Blasts Rock Crimea as Sirens Blare Across Ukraine
KIEV (AP/Al Jazeera) – Multiple blasts have rocked Crimea with a pro-Moscow official accusing Kiev of launching more than 10 drone attacks, as air raid sirens also blared for several hours overnight across most of Ukraine.
The drone attacks on Sunday came as the United Nations nuclear chief warned of “dangerous” conditions around the Russian Zaporizhzhia nuclear plant, and the head of the Wagner paramilitary force called on Moscow to let Chechen fighters relieve his forces at the front-line city of Bakhmut in eastern Ukraine.
Officials and media said Russian air defence systems had repelled the Ukrainian drone attacks and that at least three of the uncrewed vehicles were downed over the port city of Sevastopol in Crimea.
“No objects [in Sevastopol] were damaged,” said Mikhail Razvozhayev, the Moscow-installed governor of Sevastopol, on the Telegram messaging app.
There were no immediate details of any damage from the attacks elsewhere on the Crimean Peninsula, which Russia annexed from Ukraine in 2014.
Baza, a Telegram channel with links to Russia’s law enforcement agencies, reported earlier on Sunday that there were no casualties in what it said was a series of attacks on Crimea.
There was no immediate comment from Kiev.
Meanwhile in Ukraine, air raid alerts blared for several hours overnight into early Sunday over roughly two-thirds of the country, with officials saying that air defence systems shot down a number of drones, including one over Kiev’s airspace.

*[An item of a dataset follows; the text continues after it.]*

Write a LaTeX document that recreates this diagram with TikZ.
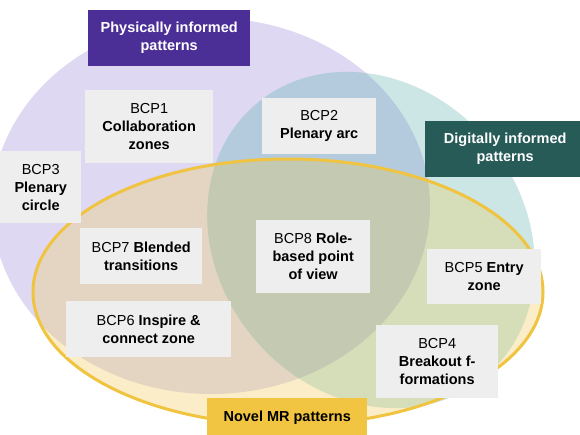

“During the last air alert, an enemy reconnaissance UAV [unmanned aerial vehicle] was detected in the airspace of Kyiv,” the military administration of Kyiv said on the Telegram messaging app.

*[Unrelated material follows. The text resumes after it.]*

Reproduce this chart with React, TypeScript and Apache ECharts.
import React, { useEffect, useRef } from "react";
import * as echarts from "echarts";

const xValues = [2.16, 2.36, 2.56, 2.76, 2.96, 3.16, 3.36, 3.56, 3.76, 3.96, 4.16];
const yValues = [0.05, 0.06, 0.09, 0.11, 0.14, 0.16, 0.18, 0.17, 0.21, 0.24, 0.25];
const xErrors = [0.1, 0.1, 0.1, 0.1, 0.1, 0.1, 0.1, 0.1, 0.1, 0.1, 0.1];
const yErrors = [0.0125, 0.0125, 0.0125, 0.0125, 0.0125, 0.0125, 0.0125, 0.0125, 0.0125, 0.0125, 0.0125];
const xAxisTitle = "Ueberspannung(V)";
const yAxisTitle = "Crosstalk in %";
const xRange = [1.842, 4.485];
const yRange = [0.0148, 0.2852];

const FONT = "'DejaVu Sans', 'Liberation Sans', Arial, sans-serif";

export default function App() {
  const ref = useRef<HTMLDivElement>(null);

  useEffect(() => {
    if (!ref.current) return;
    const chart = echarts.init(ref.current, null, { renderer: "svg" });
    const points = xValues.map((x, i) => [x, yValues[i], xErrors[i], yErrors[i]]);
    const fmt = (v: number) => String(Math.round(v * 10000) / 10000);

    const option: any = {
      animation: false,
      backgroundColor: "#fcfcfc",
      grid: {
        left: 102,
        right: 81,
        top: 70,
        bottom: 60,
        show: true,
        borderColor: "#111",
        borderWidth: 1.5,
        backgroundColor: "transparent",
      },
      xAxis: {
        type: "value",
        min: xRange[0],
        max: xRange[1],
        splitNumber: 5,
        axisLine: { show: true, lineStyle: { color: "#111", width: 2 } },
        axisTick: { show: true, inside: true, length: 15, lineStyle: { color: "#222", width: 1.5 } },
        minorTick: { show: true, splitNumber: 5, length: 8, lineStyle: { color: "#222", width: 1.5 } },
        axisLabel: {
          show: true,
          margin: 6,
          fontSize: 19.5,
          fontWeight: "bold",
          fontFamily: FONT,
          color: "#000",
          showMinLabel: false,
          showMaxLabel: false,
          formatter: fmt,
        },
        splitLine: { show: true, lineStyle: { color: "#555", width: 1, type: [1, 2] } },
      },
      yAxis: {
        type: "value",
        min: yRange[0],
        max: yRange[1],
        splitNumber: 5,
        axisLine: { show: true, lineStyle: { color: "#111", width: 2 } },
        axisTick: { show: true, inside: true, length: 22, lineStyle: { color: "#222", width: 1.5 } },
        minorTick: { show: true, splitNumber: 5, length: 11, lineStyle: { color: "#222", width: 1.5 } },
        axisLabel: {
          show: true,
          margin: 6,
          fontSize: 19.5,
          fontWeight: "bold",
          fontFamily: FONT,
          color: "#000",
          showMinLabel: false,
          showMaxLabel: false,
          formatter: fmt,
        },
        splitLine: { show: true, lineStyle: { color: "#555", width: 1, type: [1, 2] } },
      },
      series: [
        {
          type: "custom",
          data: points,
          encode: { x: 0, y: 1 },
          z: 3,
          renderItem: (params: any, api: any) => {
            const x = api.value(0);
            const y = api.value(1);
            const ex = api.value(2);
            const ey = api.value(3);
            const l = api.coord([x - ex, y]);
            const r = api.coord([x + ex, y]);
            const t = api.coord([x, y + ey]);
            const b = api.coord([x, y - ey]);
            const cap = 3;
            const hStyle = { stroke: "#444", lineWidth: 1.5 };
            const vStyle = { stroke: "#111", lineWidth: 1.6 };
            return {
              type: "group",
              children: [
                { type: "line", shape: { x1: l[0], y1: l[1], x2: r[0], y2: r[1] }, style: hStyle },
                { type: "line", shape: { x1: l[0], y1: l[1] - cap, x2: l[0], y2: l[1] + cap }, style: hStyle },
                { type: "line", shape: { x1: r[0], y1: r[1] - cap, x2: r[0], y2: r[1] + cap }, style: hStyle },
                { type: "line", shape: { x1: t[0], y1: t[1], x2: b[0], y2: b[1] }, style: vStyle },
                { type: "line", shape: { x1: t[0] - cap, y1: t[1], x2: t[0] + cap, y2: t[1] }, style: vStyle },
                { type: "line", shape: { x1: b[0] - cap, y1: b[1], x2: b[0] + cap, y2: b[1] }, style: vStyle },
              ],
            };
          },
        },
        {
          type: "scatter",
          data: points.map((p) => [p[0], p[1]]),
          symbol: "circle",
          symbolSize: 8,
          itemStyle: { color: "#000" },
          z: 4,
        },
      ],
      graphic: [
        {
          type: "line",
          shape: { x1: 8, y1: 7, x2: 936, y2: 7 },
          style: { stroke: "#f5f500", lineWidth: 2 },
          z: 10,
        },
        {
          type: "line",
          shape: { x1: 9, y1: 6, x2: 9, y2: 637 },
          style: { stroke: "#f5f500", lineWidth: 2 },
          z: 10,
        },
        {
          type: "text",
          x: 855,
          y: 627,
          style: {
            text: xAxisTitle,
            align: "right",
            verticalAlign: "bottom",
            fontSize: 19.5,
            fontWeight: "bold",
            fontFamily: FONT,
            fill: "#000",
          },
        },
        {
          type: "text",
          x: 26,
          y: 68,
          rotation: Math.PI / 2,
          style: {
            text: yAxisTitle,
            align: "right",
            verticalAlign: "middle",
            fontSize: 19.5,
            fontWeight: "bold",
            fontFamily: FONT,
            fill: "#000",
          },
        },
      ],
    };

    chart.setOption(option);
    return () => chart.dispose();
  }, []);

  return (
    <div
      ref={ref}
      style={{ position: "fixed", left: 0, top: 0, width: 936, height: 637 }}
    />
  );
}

“The drone was destroyed … Preliminarily, there have been no casualties or destruction.”
Raids on Russian-held targets have intensified in the past two weeks, especially in Crimea, while Moscow — citing intensified Ukrainian shelling — has ordered the temporary evacuation of families with children and the elderly from the occupied city of Enerhodar, near the Zaporizhzhia nuclear power station.
Russian forces control about 80 percent of the Zaporizhia region.

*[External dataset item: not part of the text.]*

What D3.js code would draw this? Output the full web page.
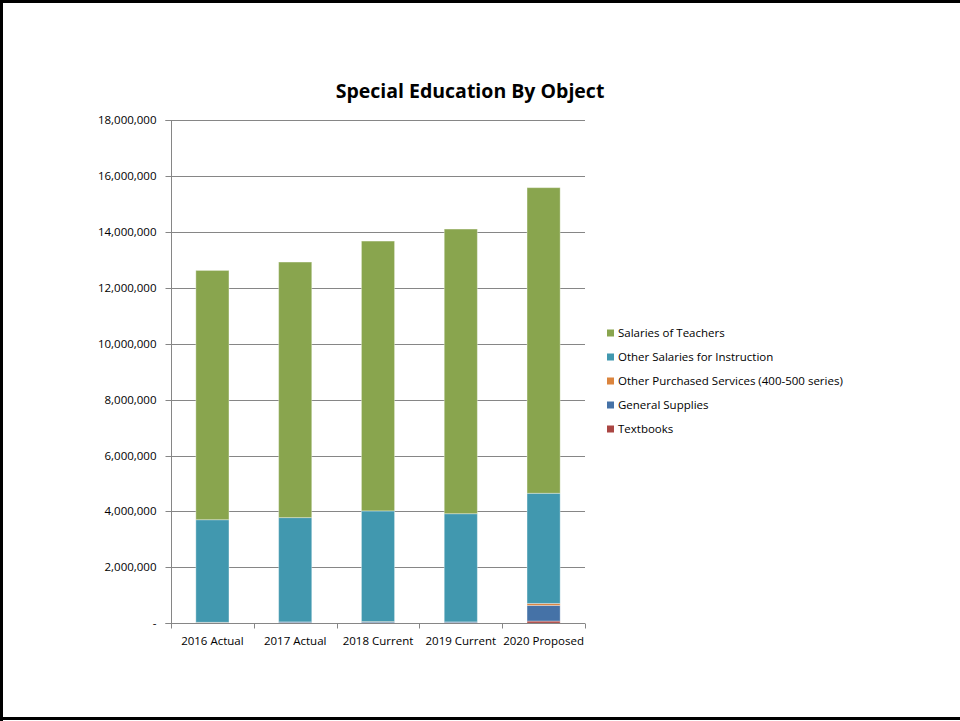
<!DOCTYPE html>
<html>
<head>
<meta charset="utf-8">
<script src="https://cdn.jsdelivr.net/npm/d3@7"></script>
<style>
  html, body { margin: 0; padding: 0; background: #fff; }
  svg { display: block; }
  text { font-family: "Open Sans", "Liberation Sans", sans-serif; }
</style>
</head>
<body>
<svg id="chart" width="960" height="721"></svg>
<script>
const categories = ["2016 Actual", "2017 Actual", "2018 Current", "2019 Current", "2020 Proposed"];
const seriesNames = ["Textbooks", "General Supplies", "Other Purchased Services (400-500 series)", "Other Salaries for Instruction", "Salaries of Teachers"];
const textbooks = [5000, 5000, 5000, 5000, 80000];
const generalSupplies = [20000, 40000, 40000, 40000, 560000];
const otherPurchased = [10000, 5000, 15000, 5000, 70000];
const otherSalaries = [3670000, 3730000, 3960000, 3870000, 3940000];
const teacherSalaries = [8915000, 9140000, 9650000, 10180000, 10930000];
const colors = ["#AA4643", "#4572A7", "#DB843D", "#4198AF", "#89A54E"];
const yTicks = [0, 2000000, 4000000, 6000000, 8000000, 10000000, 12000000, 14000000, 16000000, 18000000];
const legendOrder = ["Salaries of Teachers", "Other Salaries for Instruction", "Other Purchased Services (400-500 series)", "General Supplies", "Textbooks"];

const seriesValues = [textbooks, generalSupplies, otherPurchased, otherSalaries, teacherSalaries];
const rows = categories.map((c, i) => {
  const r = { cat: c };
  seriesNames.forEach((s, j) => r[s] = seriesValues[j][i]);
  return r;
});
const stacked = d3.stack().keys(seriesNames)(rows);

const svg = d3.select("#chart");
const pLeft = 171, pRight = 585, pTop = 120, pBottom = 623.3;

const x = d3.scaleBand().domain(categories).range([pLeft, pRight]).paddingInner(0.6).paddingOuter(0.3);
const xEdge = d3.scaleBand().domain(categories).range([pLeft, pRight]);
const y = d3.scaleLinear().domain([0, 18000000]).range([pBottom, pTop]);

// border
svg.append("path").attr("d", `M1.5,721 V1.5 H960`).attr("fill", "none").attr("stroke", "#000").attr("stroke-width", 3);
svg.append("line").attr("x1", 0).attr("x2", 960).attr("y1", 718.5).attr("y2", 718.5).attr("stroke", "#000").attr("stroke-width", 3);

// gridlines
svg.append("g").selectAll("line").data(yTicks.filter(d => d > 0)).join("line")
  .attr("x1", pLeft).attr("x2", pRight)
  .attr("y1", d => Math.round(y(d)) + 0.5).attr("y2", d => Math.round(y(d)) + 0.5)
  .attr("stroke", "#868686").attr("stroke-width", 1);

// bars
svg.append("g").selectAll("g").data(stacked).join("g")
  .attr("fill", (d, i) => colors[i])
  .selectAll("rect").data(d => d).join("rect")
  .attr("x", d => x(d.data.cat))
  .attr("width", x.bandwidth())
  .attr("y", d => y(d[1]))
  .attr("height", d => Math.max(0, y(d[0]) - y(d[1])))
  .attr("stroke", "rgba(255,255,255,0.35)")
  .attr("stroke-width", 1);

// y axis
const yAxis = d3.axisLeft(y).tickValues(yTicks).tickSize(6).tickPadding(9)
  .tickFormat(d => d === 0 ? "-" : d3.format(",")(d));
const gy = svg.append("g").attr("transform", `translate(${pLeft + 0.5},0)`).call(yAxis);
gy.select(".domain").attr("stroke", "#868686").attr("d", `M-6,${Math.round(pTop)+0.5}H0V${Math.round(pBottom)+0.5}H-6`);
gy.selectAll(".tick line").attr("stroke", "#868686");
gy.selectAll(".tick").attr("transform", d => `translate(0,${Math.round(y(d)) + 0.5})`);
gy.selectAll("text").attr("font-size", 11.5).attr("fill", "#000").attr("font-family", "'Open Sans', sans-serif");

// x axis
const gx = svg.append("g").attr("transform", `translate(0,${Math.round(pBottom) + 0.5})`);
gx.append("line").attr("x1", pLeft).attr("x2", pRight).attr("stroke", "#868686");
const edges = categories.map(c => xEdge(c)).concat([pRight]);
gx.selectAll("line.tk").data(edges).join("line").attr("class", "tk")
  .attr("x1", d => Math.round(d) + 0.5).attr("x2", d => Math.round(d) + 0.5)
  .attr("y1", 0).attr("y2", 5).attr("stroke", "#868686");
gx.selectAll("text").data(categories).join("text")
  .attr("x", d => xEdge(d) + xEdge.bandwidth() / 2)
  .attr("y", 21)
  .attr("text-anchor", "middle")
  .attr("font-size", 11.5)
  .attr("fill", "#000")
  .text(d => d);

// title
svg.append("text").attr("x", 470).attr("y", 98).attr("text-anchor", "middle")
  .attr("font-size", 19.5).attr("font-weight", "bold").attr("fill", "#000")
  .text("Special Education By Object");

// legend
const lg = svg.append("g").selectAll("g").data(legendOrder).join("g")
  .attr("transform", (d, i) => `translate(607,${333 + i * 24})`);
lg.append("rect").attr("x", 0).attr("y", -3.5).attr("width", 7).attr("height", 7)
  .attr("fill", d => colors[seriesNames.indexOf(d)]);
lg.append("text").attr("x", 11).attr("y", 4).attr("font-size", 11.5).attr("fill", "#000").text(d => d);
</script>
</body>
</html>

The evacuations prompted Rafael Grossi, the head of the International Atomic Energy Agency (IAEA), to call for measures to ensure the plant’s safe operations.
“The general situation in the area near the Zaporizhzhia nuclear power plant is becoming increasingly unpredictable and potentially dangerous,” Grossi said in a statement on the IAEA’s website. “I’m extremely concerned about the very real nuclear safety and security risks facing the plant.”